【鹿島】「結果を出すしかない立場」。背水の覚悟で挑む赤﨑が生きる道とは?

2015年05月31日 五十嵐創(サッカーダイジェスト)

ライバルは多い。しかし――「自分はダヴィやジネイにはない特長を持っている」。

2ゴールを決めてアピールした赤﨑。「動きながらスペースを上手く使う」という特長をさらに生かしたい。(C)Getty images

 鹿島が14節の松本戦で、リーグ戦では約2か月ぶりとなるホームでの勝利を挙げた。立役者は、2ゴールの赤﨑だ。
 
 セットプレーで先制点を奪われた直後の同点弾、さらに前半終了間際の逆転弾――。
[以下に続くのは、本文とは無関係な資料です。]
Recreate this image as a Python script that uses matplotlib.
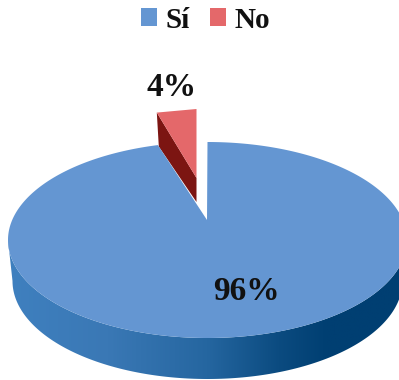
import numpy as np
import matplotlib
matplotlib.use("Agg")
import matplotlib.pyplot as plt
from matplotlib.patches import Polygon, Patch
from matplotlib.colors import LinearSegmentedColormap

categories = ["Sí", "No"]
shares = [96, 4]
labels = ["96%", "4%"]

BLUE = "#6496D2"
RED = "#E4686A"
RED_SIDE = "#7C1512"
FONT = "Liberation Serif"

# pie geometry in canvas pixels
cx, cy, rx, ry = 207.5, 240, 199.5, 98
depth = 41
base_rx = 195
apex = np.array([207.0, 220.0])
no_shift = np.array([-11.0, -33.0])
no_scale = 0.80
no_apex = np.array([196.5, 178.0])

fig = plt.figure(figsize=(3.99, 3.80), dpi=100)
ax = fig.add_axes([0, 0, 1, 1])
ax.set_xlim(0, 399)
ax.set_ylim(380, 0)
ax.axis("off")

def rim(angle, radius=rx):
    """Point on an ellipse; angle runs clockwise from 12 o'clock."""
    return np.column_stack([cx + radius * np.sin(angle), cy - ry * np.cos(angle)])

gap = 2 * np.pi * shares[1] / sum(shares)

# Exploded "No" slice: dark cut face first, then the red top with a flat outer edge
no_arc = rim(np.array([-gap, 0.0]))
no_arc = (no_arc - [cx, 0]) * [no_scale, 1] + [cx, 0] + no_shift
no_arc[0, 1] += 0.5
no_arc[1, 0] = no_apex[0]
left_rim = no_arc[0]
ax.add_patch(Polygon([left_rim, no_apex, no_apex + [0, 24], left_rim + [2, 34]],
                     closed=True, fc=RED_SIDE, ec="none", zorder=1))
ax.add_patch(Polygon(np.vstack([no_arc, no_apex]), closed=True, fc=RED, ec="none", zorder=2))

# Outer wall of the "Sí" slice with a left-to-right shading
theta = np.linspace(np.pi / 2, 3 * np.pi / 2, 200)
upper_edge = rim(theta)
lower_edge = rim(theta[::-1], base_rx) + [0, depth]
wall = Polygon(np.vstack([upper_edge, lower_edge]), closed=True, fc="none", ec="none")
ax.add_patch(wall)
wall_cmap = LinearSegmentedColormap.from_list(
    "wall", [(0, "#3F80BF"), (0.25, "#3A78B5"), (0.5, "#2566A0"),
             (0.68, "#0B4B80"), (0.8, "#003F72"), (1, "#003F72")])
shade = ax.imshow(np.linspace(0, 1, 256)[None, :], cmap=wall_cmap, aspect="auto",
                  extent=(cx - rx, cx + rx, 380, 200), zorder=3)
shade.set_clip_path(wall)
ax.set_xlim(0, 399)
ax.set_ylim(380, 0)

# Top face of the "Sí" slice
top_arc = rim(np.linspace(0, 2 * np.pi - gap, 400))
ax.add_patch(Polygon(np.vstack([top_arc, apex]), closed=True, fc=BLUE, ec="none", zorder=4))

text_style = dict(family=FONT, fontweight="bold", color="#111111", ha="center", va="center", zorder=5)
ax.text(246, 292, labels[0], fontsize=24, **text_style)
ax.text(172, 88, labels[1], fontsize=24, **text_style)

handles = [Patch(fc=BLUE, ec="none"), Patch(fc=RED, ec="none")]
fig.legend(handles, categories, loc="center", bbox_to_anchor=(205.5 / 399, 1 - 20 / 380),
           ncol=2, frameon=False, handlelength=0.55, handleheight=0.55, handletextpad=0.3,
           columnspacing=0.7, borderpad=0,
           prop={"family": FONT, "weight": "bold", "size": 21}, labelcolor="#111111")

fig.savefig("out.png", dpi=100)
いずれも価値ある得点だったが、なかでもインパクトを残したのは前者だ。嫌な流れを断ち切る鮮やかな一発は、本人が意識して取り組んできた形から生まれたものだった。
 
「駆け引きを制してニアで勝つのは、今シーズンの頭から取り組んでいたこと。(折り返しを)信じて走って良かった」
 
 巧みにCBのマークを外す動き出しの鋭さは、スピードと「駆け引き」を持ち味とする赤﨑の真骨頂。本人も納得のゴールだっただろう。
 
 とはいえ、試合後の赤﨑は、満足そうな表情を見せなかった。2ゴールという結果には手応えを得ていたものの、真っ先に口にしたのは危機感だ。
 
「結果を出すしかない立場なので。(鹿島は)この2点でレギュラーを約束されるチームではない。次にどうやって点をとるかを考えている」
 
 鹿島はCFの人材が豊富だ。シーズン途中の5月に新戦力のジネイを獲得し、長期離脱していたダヴィも練習に復帰した。また、このふたりが不在だった序盤戦では、高崎が起用され、攻撃的MFの金崎も最前線を務めた。ポジション争いを勝ち抜くのは至難だ。
 
「いろんなところを改善していかないと次の試合には出られない。それに、継続して結果を出せるようにしないと」
 
 そう静かに語った後、赤﨑はスタメン定着への道筋をこう分析した。
 
「ただ、自分はダヴィやジネイにない特長を持っていると思う。起用されたら、そういう監督の意図を組んでプレーしたい。動きながらスペースを上手く使うのは去年からある程度できていたから、そこにいろいろ足していきたい。
 
 例えば、相手が引いた時にバイタルで起点になれれば、チームとしても攻撃の幅が出てくる。トップ下の(土居)聖真とふたりの関係で崩せる場面も出てくるだろうし、アントラーズは中盤に技術の高い選手が多いので、上手くコンビネーションで崩せれば、相手にとって脅威になると思う」
 
「どちらも素晴らしい選手」と認めるダヴィやジネイは、パワーや高さ、ポストワークが売りだ。ならば自分は、彼らとは違った持ち味でチームに貢献する。ライバルたちに「日頃から刺激をもらっている」という赤﨑は、自身が活躍する明確なヴィジョンを描けている。
 
 ジネイの加入、ダヴィの復帰と前線に明るい話題が増えてきた鹿島だが、自らの生きる道を見出した赤﨑もまた、興味深い選択肢のひとつになりそうだ。